* _Short problem_
The material below has pictures in it. Set down only the lines from the line containing "Give me the React, TypeScript" through the line containing "import * as", word for word, and leave the pictures behind.

** start of Dataset records **

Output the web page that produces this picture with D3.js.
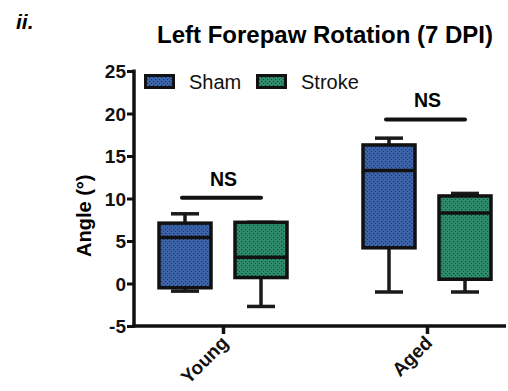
<!DOCTYPE html>
<html>
<head>
<meta charset="utf-8">
<script src="https://cdn.jsdelivr.net/npm/d3@7"></script>
<style>
  body { margin: 0; background: #fff; }
  svg { display: block; font-family: "Liberation Sans", Arial, sans-serif; }
</style>
</head>
<body>
<svg id="chart" width="508" height="391"></svg>
<script>
// ---- data ----
const groups = ["Young", "Aged"];
const series = ["Sham", "Stroke"];
// [min, q1, median, q3, max]
const shamStats = [[-0.9, -0.5, 5.4, 7.1, 8.2], [-1.0, 4.2, 13.3, 16.3, 17.1]];
const strokeStats = [[-2.7, 0.7, 3.1, 7.2, 7.2], [-1.0, 0.5, 8.3, 10.3, 10.6]];
const yTicks = [-5, 0, 5, 10, 15, 20, 25];
const sigLabels = ["NS", "NS"];
const sigLevels = [10.1, 19.3];
const title = "Left Forepaw Rotation (7 DPI)";
const panelLabel = "ii.";
const yLabel = "Angle (°)";

const fills = { Sham: "#3d64a8", Stroke: "#2e8b6c" };
const dots = { Sham: "#1b3468", Stroke: "#174a38" };

const svg = d3.select("#chart");
const defs = svg.append("defs");
series.forEach(s => {
  const p = defs.append("pattern").attr("id", "pat-" + s)
    .attr("patternUnits", "userSpaceOnUse").attr("width", 4).attr("height", 4);
  p.append("rect").attr("width", 4).attr("height", 4).attr("fill", fills[s]);
  p.append("rect").attr("x", 1).attr("y", 1).attr("width", 1.2).attr("height", 1.2).attr("fill", dots[s]);
  p.append("rect").attr("x", 3).attr("y", 3).attr("width", 1.2).attr("height", 1.2).attr("fill", dots[s]);
});

const y = d3.scaleLinear().domain([-5, 25]).range([326, 71]);
const x = d3.scalePoint().domain(groups).range([223, 427]);
const xs = d3.scaleBand().domain(series).range([-76, 76]);
const boxW = 52, capW = 28;
const axisX = 134, axisEnd = 506;

// title
svg.append("text").attr("x", 16).attr("y", 29).attr("font-size", 21)
  .attr("font-weight", "bold").attr("font-style", "italic").text(panelLabel);
svg.append("text").attr("x", 325).attr("y", 43).attr("text-anchor", "middle")
  .attr("font-size", 24).attr("font-weight", "bold").text(title);

// y axis
const yAxis = d3.axisLeft(y).tickValues(yTicks).tickSize(7).tickPadding(1).tickFormat(d => String(d));
const gy = svg.append("g").attr("transform", `translate(${axisX},0)`).call(yAxis);
gy.select(".domain").attr("stroke", "#111").attr("stroke-width", 3.5).attr("d", `M0,${y(25)-1.5}V${y(-5)+1.5}`);
gy.selectAll(".tick line").attr("stroke", "#111").attr("stroke-width", 3);
gy.selectAll(".tick text").attr("font-size", 19).attr("font-weight", "bold")
  .attr("fill", "#111").attr("font-family", "Liberation Sans, Arial, sans-serif").attr("dy", "0.36em");

// x axis
const xAxis = d3.axisBottom(x).tickSize(8).tickFormat("");
const gx = svg.append("g").attr("transform", `translate(0,${y(-5)})`).call(xAxis);
gx.select(".domain").attr("stroke", "#111").attr("stroke-width", 3.5).attr("d", `M${axisX-1.5},0H${axisEnd}`);
gx.selectAll(".tick line").attr("stroke", "#111").attr("stroke-width", 3.5);
gx.selectAll(".tick").append("text")
  .attr("transform", "translate(6,18) rotate(-45)")
  .attr("text-anchor", "end").attr("font-size", 19).attr("font-weight", "bold").attr("fill", "#111")
  .attr("font-family", "Liberation Sans, Arial, sans-serif")
  .text(d => d);

// y label
svg.append("text").attr("transform", `translate(91,${(y(15)+y(0))/2 - 4}) rotate(-90)`)
  .attr("text-anchor", "middle").attr("font-size", 20).attr("font-weight", "bold").text(yLabel);

// boxes
const allStats = { Sham: shamStats, Stroke: strokeStats };
series.forEach(s => {
  groups.forEach((g, i) => {
    const st = allStats[s][i];
    const cx = x(g) + xs(s) + xs.bandwidth() / 2;
    const gg = svg.append("g");
    gg.append("line").attr("x1", cx).attr("x2", cx).attr("y1", y(st[0])).attr("y2", y(st[1]))
      .attr("stroke", "#1a1a1a").attr("stroke-width", 3.5);
    gg.append("line").attr("x1", cx).attr("x2", cx).attr("y1", y(st[3])).attr("y2", y(st[4]))
      .attr("stroke", "#1a1a1a").attr("stroke-width", 3.5);
    [st[0], st[4]].forEach(v => {
      gg.append("line").attr("x1", cx - capW / 2).attr("x2", cx + capW / 2)
        .attr("y1", y(v)).attr("y2", y(v)).attr("stroke", "#1a1a1a").attr("stroke-width", 3.5);
    });
    gg.append("rect").attr("x", cx - boxW / 2).attr("y", y(st[3]))
      .attr("width", boxW).attr("height", y(st[1]) - y(st[3]))
      .attr("fill", `url(#pat-${s})`).attr("stroke", "#111").attr("stroke-width", 3.5);
    gg.append("line").attr("x1", cx - boxW / 2).attr("x2", cx + boxW / 2)
      .attr("y1", y(st[2])).attr("y2", y(st[2])).attr("stroke", "#111").attr("stroke-width", 3.5);
  });
});

// significance bars
groups.forEach((g, i) => {
  const x1 = x(g) + xs("Sham") + xs.bandwidth() / 2 - 3;
  const x2 = x(g) + xs("Stroke") + xs.bandwidth() / 2;
  svg.append("line").attr("x1", x1).attr("x2", x2).attr("y1", y(sigLevels[i])).attr("y2", y(sigLevels[i]))
    .attr("stroke", "#111").attr("stroke-width", 4).attr("stroke-linecap", "round");
  svg.append("text").attr("x", (x1 + x2) / 2 + 2).attr("y", y(sigLevels[i]) - 12)
    .attr("text-anchor", "middle").attr("font-size", 19.5).attr("font-weight", "bold").text(sigLabels[i]);
});

// legend
const legX = [144, 256];
series.forEach((s, i) => {
  svg.append("rect").attr("x", legX[i] + 1.5).attr("y", 75.5).attr("width", 28).attr("height", 12)
    .attr("fill", `url(#pat-${s})`).attr("stroke", "#111").attr("stroke-width", 3);
  svg.append("text").attr("x", legX[i] + 45).attr("y", 88.5).attr("font-size", 20).attr("fill", "#111").text(s);
});
</script>
</body>
</html>
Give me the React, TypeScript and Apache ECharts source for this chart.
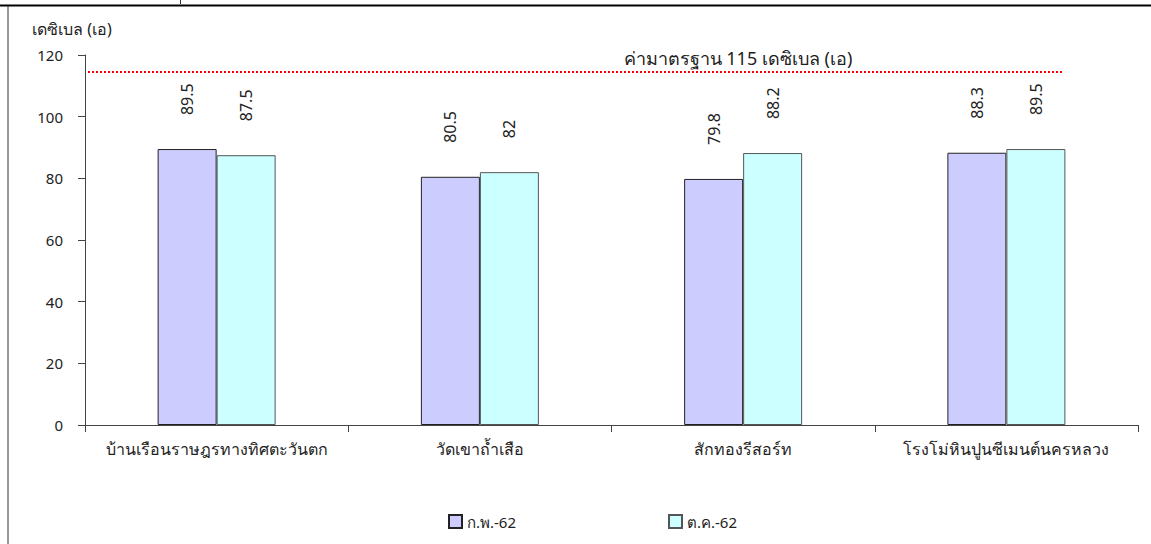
import React, { useEffect, useRef } from "react";
import * as echarts from "echarts";

const categories = [
  "บ้านเรือนราษฎรทางทิศตะวันตก",
  "วัดเขาถ้ำเสือ",
  "สักทองรีสอร์ท",
  "โรงโม่หินปูนซีเมนต์นครหลวง",
];
const seriesNames = ["ก.พ.-62", "ต.ค.-62"];
const febValues = [89.5, 80.5, 79.8, 88.3];
const octValues = [87.5, 82, 88.2, 89.5];
const standardLineValue = 114.5;
const standardLabel = "ค่ามาตรฐาน 115 เดซิเบล (เอ)";
const yAxisName = "เดซิเบล (เอ)";

const FONT = "Tahoma, 'Noto Sans', 'DejaVu Sans', sans-serif";

export default function App() {
  const ref = useRef<HTMLDivElement>(null);
  useEffect(() => {
    document.body.style.margin = "0";
    if (!ref.current) return;
    const chart = echarts.init(ref.current, undefined, { renderer: "svg" });
    const labelCommon = {
      show: true,
      position: "top" as const,
      rotate: 90,
      align: "left" as const,
      verticalAlign: "middle" as const,
      distance: 34,
      fontSize: 16,
      color: "#222",
      fontFamily: FONT,
    };
    chart.setOption({
      animation: false,
      textStyle: { fontFamily: FONT },
      grid: { left: 85, right: 13, top: 55, bottom: 119, containLabel: false },
      legend: [
        {
          data: [seriesNames[0]],
          left: 443,
          top: 509,
          itemWidth: 13,
          itemHeight: 13,
          icon: "rect",
          textStyle: { fontSize: 15, color: "#222", fontFamily: FONT },
        },
        {
          data: [seriesNames[1]],
          left: 663,
          top: 509,
          itemWidth: 13,
          itemHeight: 13,
          icon: "rect",
          textStyle: { fontSize: 15, color: "#222", fontFamily: FONT },
        },
      ],
      xAxis: {
        type: "category",
        data: categories,
        axisLine: { lineStyle: { color: "#444", width: 1 } },
        axisTick: { show: true, length: 7, lineStyle: { color: "#444" } },
        axisLabel: { fontSize: 16, color: "#222", margin: 16, fontFamily: FONT, interval: 0 },
      },
      yAxis: {
        type: "value",
        min: 0,
        max: 120,
        interval: 20,
        axisLine: { show: true, lineStyle: { color: "#444", width: 1 } },
        axisTick: { show: true, length: 7, lineStyle: { color: "#444" } },
        splitLine: { show: false },
        axisLabel: { fontSize: 15, color: "#222", margin: 22, fontFamily: FONT },
      },
      series: [
        {
          name: seriesNames[0],
          type: "bar",
          data: febValues,
          barWidth: 59,
          barGap: "0%",
          itemStyle: { color: "#CCCCFF", borderColor: "#222", borderWidth: 1 },
          label: labelCommon,
        },
        {
          name: seriesNames[1],
          type: "bar",
          data: octValues,
          barWidth: 59,
          barGap: "0%",
          itemStyle: { color: "#CCFFFF", borderColor: "#555", borderWidth: 1 },
          label: labelCommon,
        },
      ],
    });
    const yLine = chart.convertToPixel({ yAxisIndex: 0 }, standardLineValue) as number;
    chart.setOption({
      graphic: [
        {
          type: "line",
          shape: { x1: 0, y1: 5.5, x2: 1151, y2: 5.5 },
          style: { stroke: "#000", lineWidth: 2 },
        },
        {
          type: "line",
          shape: { x1: 8, y1: 6, x2: 8, y2: 544 },
          style: { stroke: "#333", lineWidth: 1 },
        },
        {
          type: "line",
          shape: { x1: 180.5, y1: 0, x2: 180.5, y2: 4 },
          style: { stroke: "#333", lineWidth: 1 },
        },
        {
          type: "line",
          shape: { x1: 88, y1: yLine, x2: 1063, y2: yLine },
          style: { stroke: "#FF0000", lineWidth: 2, lineDash: [2, 2] },
        },
        {
          type: "text",
          left: 32,
          top: 21,
          style: { text: yAxisName, fontSize: 16, fill: "#222", fontFamily: FONT },
        },
        {
          type: "text",
          x: 738,
          y: yLine - 14,
          style: {
            text: standardLabel,
            fontSize: 18,
            fill: "#222",
            fontFamily: FONT,
            align: "center",
            verticalAlign: "middle",
          },
        },
      ],
    });
    return () => chart.dispose();
  }, []);
  return <div ref={ref} style={{ width: 1151, height: 544 }} />;
}
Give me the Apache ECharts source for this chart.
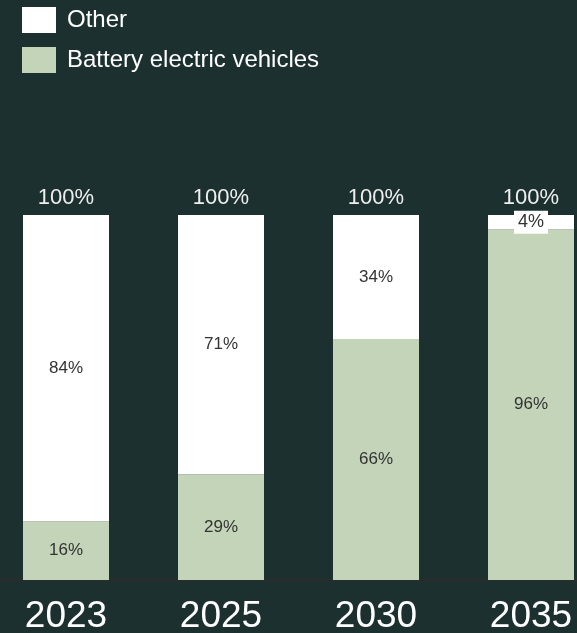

** end of Dataset records **

* _Correct answer_
Give me the React, TypeScript and Apache ECharts source for this chart.
import React, { useEffect, useRef } from "react";
import * as echarts from "echarts";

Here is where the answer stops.